Somewhere in the dim and distant past I encountered the idea that astrology represents the “gold key” to unlocking visions of the future through divination, in that it is objective and rational (that is, based on visible phenomena), while the more subjective and intuitive tarot provides the “silver key.” I can no longer find the source of this bit of wisdom (a word-of-mouth utterance attributed by the speaker to Eliphas Levi or Aleister Crowley) but, understanding the symbolic nature of the Sun and the Moon, I can see that it has merit if only in that the brilliant solar rays deliver the (perhaps painfully) revealing “light of day” while the pale, nocturnal lunar beams are more suggestive and often hint at illusion. One method of inquiry is conscious and observational in its testimony and the other is unconscious and subliminal; one is also “fact-based” and the other “faith-based.”
As an astrologer and tarotmancer interested in the history of both, I find that the former has a deep current of Hellenistic philosophical thought running through it, shaped by the twin pillars of Claudius Ptolemy and Vettius Valens and under-girded by the bedrock of Pythagoras (number theory) and Empedocles (classical elements), while the latter can only be traced with any certainty as far back as tarocchi, an Italian card-game. Astrology was the accepted “celestial science” of its time, so it’s understandable that some masterful thinkers would have given it their serious attention. On the other hand, the much-later cards were a social diversion and a device for wagering, not initially a repository of profound metaphysical inspiration. That came later, beginning with the off-target Egyptian assumptions of Court de Gebelin, picking up speed with the esoteric notions of French occultists Etteilla (Jean-Baptiste Alliette), Eliphas Levi (Alphonse Louis Constant) and Papus (Gerard Encausse) and reaching its full expression with the creative tinkering of the late-19th-Century “Occult Revival” in Great Britain, later epitomized by Aleister Crowley. Everything after that, right up to the present day in both tarot and astrology, seems to be Jungian psychological embellishment.

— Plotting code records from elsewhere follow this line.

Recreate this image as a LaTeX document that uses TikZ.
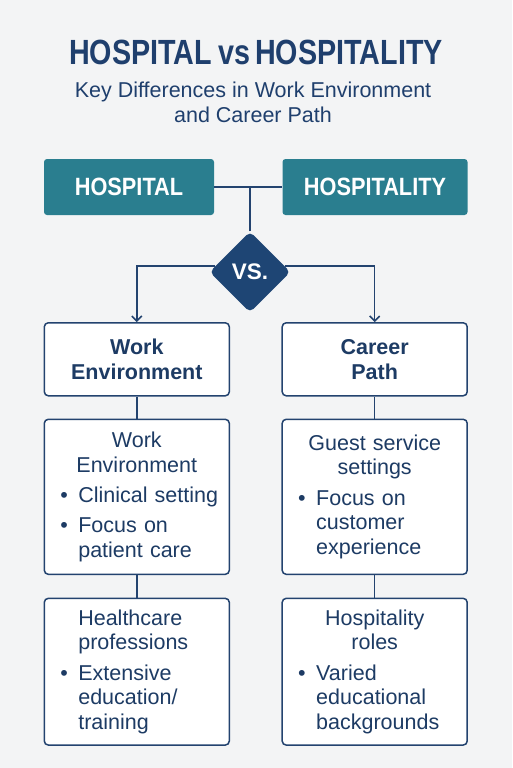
\documentclass[tikz,border=0pt]{standalone}
\usepackage{fontspec}
\setmainfont{Liberation Sans}
\newfontfamily\titlefont[FakeStretch=0.82]{Liberation Sans}
\newfontfamily\headfont[FakeStretch=0.87]{Liberation Sans}
\usetikzlibrary{shapes.geometric,arrows.meta}
\definecolor{bgcol}{HTML}{F3F4F5}
\definecolor{navy}{HTML}{1F3F6D}
\definecolor{tealcol}{HTML}{2A7E8F}
\definecolor{diamcol}{HTML}{1E4574}
\definecolor{linecol}{HTML}{23436F}
\definecolor{textcol}{HTML}{1D3B64}
% bullet line with hanging indent
\newcommand{\bul}[1]{\par\hangindent=24pt\hangafter=1\noindent\makebox[24pt][l]{\hspace{6pt}\textbullet}#1\par}
\newcommand{\gap}{\par\vspace{6pt}}
\tikzset{
  topic/.style={rectangle, rounded corners=3pt, fill=tealcol, text=white, minimum height=56pt, inner sep=0pt, font=\headfont\bfseries\fontsize{25}{30}\selectfont},
  infobox/.style={rectangle, rounded corners=4pt, draw=linecol, line width=1.5pt, fill=white, minimum width=185pt, text width=165pt, inner xsep=10pt, inner ysep=0pt, align=left, text=textcol, font=\fontsize{21.5}{24.5}\selectfont},
  hdrbox/.style={infobox, align=center, minimum height=73pt, font=\bfseries\fontsize{21.5}{25}\selectfont},
  link/.style={draw=linecol, line width=1.5pt},
}
\begin{document}
\begin{tikzpicture}[x=1pt,y=-1pt]
  \fill[bgcol] (0,0) rectangle (512,768);
  \useasboundingbox (0,0) rectangle (512,768);
  % title
  \node[text=navy, inner sep=0pt, font=\titlefont\bfseries\fontsize{35}{40}\selectfont] (title) at (256,52.5) {HOSPITAL\hspace{6pt}vs\hspace{5pt}HOSPITALITY};
  \node[text=navy, align=center, inner sep=0pt, font=\fontsize{21.5}{25}\selectfont] (subtitle) at (253,102) {Key Differences in Work Environment\\and Career Path};
  % the two sides
  \node[topic, minimum width=170pt] (hosp) at (129,187) {HOSPITAL};
  \node[topic, minimum width=185pt] (hospy) at (375,187) {HOSPITALITY};
  \node[diamond, fill=diamcol, minimum width=81pt, minimum height=81pt, inner sep=0pt, rounded corners=5pt, text=white, font=\bfseries\fontsize{22.5}{27}\selectfont] (vs) at (250,272) {VS.};
  % boxes
  \node[hdrbox] (workhdr) at (136.8,359.3) {Work\\Environment};
  \node[hdrbox] (careerhdr) at (374.7,359.3) {Career\\Path};
  \node[infobox, minimum height=155pt] (workbox) at (136.8,496.8) {{\centering Work\\Environment\par}\gap\bul{Clinical setting}\vspace{5.5pt}\bul{Focus on\newline patient care}};
  \node[infobox, minimum height=155pt] (guestbox) at (374.7,496.8) {{\centering Guest service\\settings\par}\gap\bul{Focus on\newline customer\newline experience}};
  \node[infobox, minimum height=146.7pt] (healthbox) at (136.8,671.7) {{\leftskip=24pt Healthcare\\professions\par}\gap\bul{Extensive\newline education/\newline training}};
  \node[infobox, minimum height=146.7pt] (rolesbox) at (374.7,671.7) {{\centering Hospitality\\roles\par}\gap\bul{Varied\newline educational\newline backgrounds}};
  % connectors
  \draw[link] (hosp.east) -- (hospy.west);
  \draw[link] (vs.north) -- (vs.north |- hosp.east);
  \draw[link, -{Straight Barb[length=5pt,width=10pt]}] (vs.170) -| (workhdr.north);
  \draw[link, -{Straight Barb[length=5pt,width=10pt]}] (vs.10) -| (careerhdr.north);
  \draw[link] (workhdr.south) -- (workbox.north);
  \draw[link] (workbox.south) -- (healthbox.north);
  \draw[link] (careerhdr.south) -- (guestbox.north);
  \draw[link] (guestbox.south) -- (rolesbox.north);
\end{tikzpicture}
\end{document}
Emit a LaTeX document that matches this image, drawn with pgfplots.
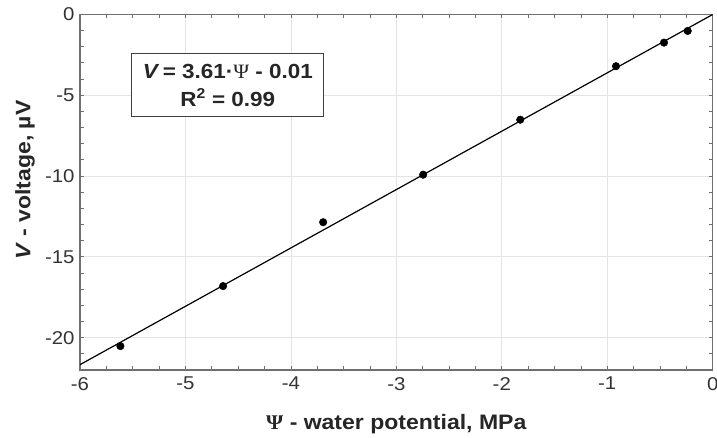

So is one more valid than the other? From an historical perspective, the nod has to go to astrology since it has millennia of at least superficially reproducible observation behind it. The divinatory tarot enjoys no such even nominally-convincing database and relies solely on the anecdotal evidence of the moment gleaned from dialogue with the querent, the knowledge, proficiency and prior experience of the reader and the equally subjective opinions of tarot writers, with no widespread obligation (or, for that matter, inclination) to compile and analyze the results. The client walks out the door, never to be seen or heard from again. To those who object “Why turn tarot into a science?” I say “Why wouldn’t you want to give your sitters the most credible information possible?” Granted that an insight can seem to be unique to the querent’s specific circumstances, there is very little under the Sun that is truly unprecedented, so why not capitalize on that? I don’t think it’s ever going to happen in a comprehensive way, though, so the best each of us can do is to “tend our own garden.”
Efforts to reconcile modern assumptions about the meaning of the cards with “pre-occult” 14th-and-15th-Century sources are largely doomed to failure because the “period” literature to support them is so scarce. This is no real hardship for those who are interested only in the scholarly pursuit of verifiable facts about the cards, and who tend to “play them as they lay” without getting caught up in metaphysical hair-splitting. But for those who want to use the old decks in modern divinatory practice, some obvious compromises must be made if we choose not to simply graft on the accretions of the 19th Century, which in turn were grafted onto those of the earlier esotericists, none of which were particularly empirical in their derivation. As someone recently said in an on-line tarot history discussion, “some guys made up a bunch of stuff, but that doesn’t mean it doesn’t work.” However, if we make a conscious choice not to use it our only recourse is to create a personal system of interpretation based entirely on the visual import of the images. To be honest, if such a system produces meaningful and reliable results for ourselves and our clients, that is the only yardstick that really matters.